As a bare minimum security measure, when using plugins (all 9 of them), my Vim runs in a bubblewrap sandbox with only my project folder mounted as writable. Network and IPC access is completely disabled. It is secure enough to stop practically all non-targeted attacks.
Generally I try to install plugins whose authors I know. And whenever I update them (once a year) I re-read the entire source code. Some small plugins I just integrate in vimrc directly.
I hate to say this but Vim isn't the most secure editor, considering features like modelines which some environments enable by default and
an aggressive plugin installing culture.
So it's Emacs, but we want features and not to be locked. Don't run propietary crap, trust Elisp repo like ELPA and NonGNU and you will be mostly safe.

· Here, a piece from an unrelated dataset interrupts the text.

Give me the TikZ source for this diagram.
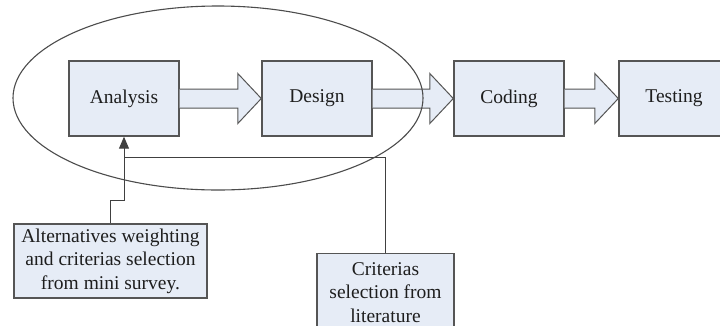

Isn't MELPA just serving the latest git master of whatever it happens to be at the time package-refresh-contents was called? With MELPA stable likewise just serving the latest tag? That doesn't spell trust.
Using Emacs is not going to help you to avoid supply chain attacks per se. What it might do, however, is give you unparalleled power to inspect your environment - calls and source. If you run untrusted code you are exposed, and thats that. Development tools should assume that you, a programmer, know what you are programming.
Emacs and lisp is focused on providing power, not security. These often do not go hand in hand.
The entire point of this thread is how a chain of trust should be maintained. "Don't run untrusted code" is skipping from the question straight to a hypothetical world where an answer has already been established.
Generally I try to install plugins whose authors I know. And whenever I update them (once a year) I re-read the entire source code. Some small plugins I just integrate in vimrc directly.
I hate to say this but Vim isn't the most secure editor, considering features like modelines which some environments enable by default and an aggressive plugin installing culture.